In the afternoon, aim back toward Saint-Germain-des-Prés for a patisserie or hot chocolate break. Use that stroll to scout evening options. As you pass, read menus, peek at the dining room, and see where locals linger past normal meal hours.
Before dinner, pause for apéritif at a wine bar or café terrace. Order a glass of wine, a kir, or a simple beer with a small plate of olives or charcuterie. Then move on to a booked bistro or a modern restaurant for your main meal, or build an informal route of oysters at one counter, a main course at another spot, and dessert back at a café.
Practical Tips For Eating In The 6th Arrondissement
A few small habits make meals smoother and less rushed. Keep a short backup list saved on your phone in case your first choice is full, closed, or not serving the kind of menu you want that day. When you arrive, greet staff with "bonjour" and wait to be seated instead of heading straight for a table.
Tipping is simple. Service is included in menu prices, so locals often just round up the bill or leave a few extra coins. Add more when you feel the staff went beyond what you expected, especially for larger groups or long evenings.
Dress codes rarely feel strict. Clean sneakers, smart jeans, and a shirt or blouse work in most places, while fine dining rooms lean toward dressier outfits. Comfortable shoes matter more than anything else, since you will walk on cobblestones between the river, the gardens, and your next meal.

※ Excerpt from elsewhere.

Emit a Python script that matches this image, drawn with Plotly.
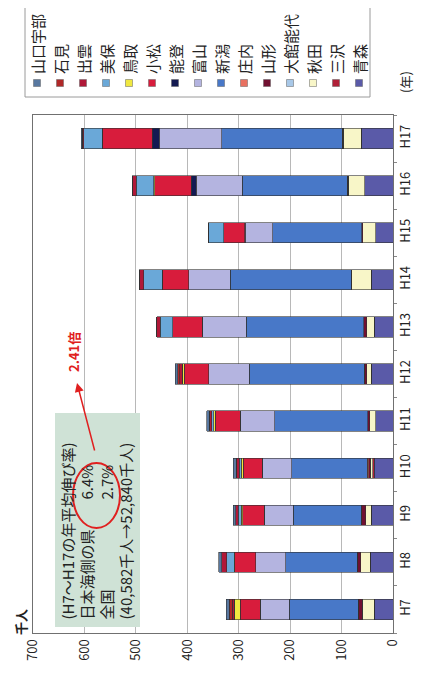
import plotly.graph_objects as go

years = ["H7", "H8", "H9", "H10", "H11", "H12", "H13", "H14", "H15", "H16", "H17"]

# stack order from the axis (0) outward
airports = ["青森", "三沢", "秋田", "大館能代", "山形", "庄内", "新潟", "富山", "能登",
            "小松", "鳥取", "美保", "出雲", "石見", "山口宇部"]

aomori    = [36, 44, 42, 36, 34, 42, 36, 42, 34, 55, 62]
misawa    = [0, 0, 0, 3, 0, 0, 0, 0, 0, 0, 0]
akita     = [24, 19, 11, 5, 11, 9, 15, 38, 25, 32, 35]
odate     = [0, 0, 0, 0, 0, 0, 0, 0, 0, 0, 0]
yamagata  = [8, 7, 9, 3, 4, 5, 6, 1, 2, 2, 2]
shonai    = [0, 0, 0, 3, 0, 0, 0, 0, 0, 0, 0]
niigata   = [134, 139, 132, 147, 181, 224, 228, 235, 173, 204, 234]
toyama    = [56, 58, 56, 57, 67, 78, 86, 81, 53, 90, 122]
noto      = [0, 0, 0, 0, 0, 0, 0, 0, 1, 9, 13]
komatsu   = [39, 41, 42, 37, 49, 48, 57, 52, 41, 71, 97]
tottori   = [11, 1, 3, 4, 3, 4, 0, 0, 0, 2, 0]
miho      = [1, 14, 6, 4, 3, 0, 25, 36, 29, 34, 36]
izumo     = [4, 10, 5, 6, 5, 5, 6, 8, 1, 8, 3]
iwami     = [5, 0, 0, 0, 0, 4, 0, 0, 0, 0, 0]
yamaguchi = [6, 6, 5, 6, 5, 4, 0, 0, 0, 0, 2]

series = [aomori, misawa, akita, odate, yamagata, shonai, niigata, toyama, noto,
          komatsu, tottori, miho, izumo, iwami, yamaguchi]

colors = ["#5a5aa8", "#b02038", "#f8f6c8", "#a8c8e8", "#701030", "#e87060",
          "#4878c8", "#b4b4e0", "#141a52", "#d81c3c", "#f0e840", "#6aa8d8",
          "#b01838", "#b02828", "#5878a0"]

legend_order = list(reversed(airports))
legend_colors = list(reversed(colors))

FONT = "Noto Sans CJK JP, Noto Sans, sans-serif"

fig = go.Figure()
for name, vals, col in zip(airports, series, colors):
    fig.add_trace(go.Bar(
        y=years, x=vals, name=name, orientation="h",
        marker=dict(color=col, line=dict(color="#303030", width=0.6)),
        showlegend=False,
    ))

# page has an 8px body margin: figure starts at (8, 8)
OFF = 8
PAGE_W, PAGE_H = 424, 679
W, H = PAGE_W - OFF, PAGE_H - OFF
PL, PR, PT, PB = 33, 393, 115, 633          # plot area in page pixels
L, R, T, B = PL - OFF, PAGE_W - PR, PT - OFF, PAGE_H - PB
pw, ph = PR - PL, PB - PT

def px(xp):
    return (xp - PL) / pw

def py(yp):
    return (PB - yp) / ph

shapes = []
annotations = []

# legend frame
shapes.append(dict(type="rect", xref="paper", yref="paper",
                   x0=px(25), x1=px(370), y0=py(97), y1=py(3),
                   line=dict(color="#9a9a9a", width=1), fillcolor="white", layer="below"))
for i, (nm, col) in enumerate(zip(legend_order, legend_colors)):
    cx = 37 + i * 23.0
    shapes.append(dict(type="rect", xref="paper", yref="paper",
                       x0=px(cx - 3.5), x1=px(cx + 3.5), y0=py(86.5), y1=py(79.5),
                       line=dict(color="#606060", width=0.5), fillcolor=col))
    annotations.append(dict(text=nm, xref="paper", yref="paper", x=px(cx), y=py(76),
                            xanchor="center", yanchor="bottom", textangle=-90,
                            showarrow=False, font=dict(size=15, color="#222", family=FONT)))

# note box (shape so the ellipse can sit on top)
shapes.append(dict(type="rect", xref="paper", yref="paper",
                   x0=px(55), x1=px(140), y0=py(627), y1=py(413),
                   line=dict(width=0), fillcolor="#cfe2d6"))
annotations.append(dict(
    text="(H7～H17の年平均伸び率)<br>日本海側の県　　6.4%<br>全国　　　　　　2.7%<br>(40,582千人→52,840千人)",
    xref="paper", yref="paper", x=px(96), y=py(622), xanchor="center", yanchor="bottom",
    textangle=-90, showarrow=False, align="left",
    font=dict(size=15, color="#222", family=FONT)))

# red ellipse
shapes.append(dict(type="circle", xref="paper", yref="paper",
                   x0=px(73), x1=px(120), y0=py(528), y1=py(463),
                   line=dict(color="#e02020", width=2)))

# arrow
annotations.append(dict(text="", xref="paper", yref="paper", x=px(77), y=py(383),
                        ax=18, ay=69, showarrow=True, arrowhead=2, arrowsize=1.2,
                        arrowwidth=1.5, arrowcolor="#e02020"))
annotations.append(dict(text="<b>2.41倍</b>", xref="paper", yref="paper", x=px(73), y=py(352),
                        xanchor="center", yanchor="middle", textangle=-90, showarrow=False,
                        font=dict(size=13, color="#e02020", family=FONT)))

# unit labels
annotations.append(dict(text="<b>千人</b>", xref="paper", yref="paper", x=px(20), y=py(622),
                        xanchor="center", yanchor="middle", textangle=-90, showarrow=False,
                        font=dict(size=13, color="#222", family=FONT)))
annotations.append(dict(text="(年)", xref="paper", yref="paper", x=px(405), y=py(82),
                        xanchor="center", yanchor="middle", textangle=-90, showarrow=False,
                        font=dict(size=13, color="#222", family=FONT)))

fig.update_layout(
    width=W, height=H, autosize=False,
    margin=dict(l=L, r=R, t=T, b=B, autoexpand=False),
    paper_bgcolor="white", plot_bgcolor="white",
    barmode="stack", bargap=0.57,
    font=dict(family=FONT, size=12, color="#222"),
    shapes=shapes, annotations=annotations,
    xaxis=dict(range=[700, 0], dtick=100, tickangle=-90, showgrid=True,
               gridcolor="#b8b8b8", gridwidth=1, zeroline=False,
               showline=True, linecolor="#707070", mirror=True, ticks="",
               tickfont=dict(size=13, family=FONT)),
    yaxis=dict(categoryorder="array", categoryarray=years, side="right",
               tickangle=-90, showline=True, linecolor="#707070", mirror=True,
               ticks="outside", tickson="boundaries", ticklen=3, tickcolor="#888",
               showgrid=False, tickfont=dict(size=13, family=FONT)),
)

fig.write_html("out.html")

If you live with allergies or dietary limits, learn a few basic phrases in French or keep them written down. Many kitchens try to adapt when they can, though tiny spots may have less room to adjust. Ask direct questions about nuts, gluten, or dairy and listen closely to the replies.
Solo travelers blend in easily at counters, terraces, and wine bars; couples and groups can stretch a single glass of wine or coffee for long conversations without pressure to move on. With that slower rhythm, cafés and dining rooms across the 6th become easy anchors for your stay.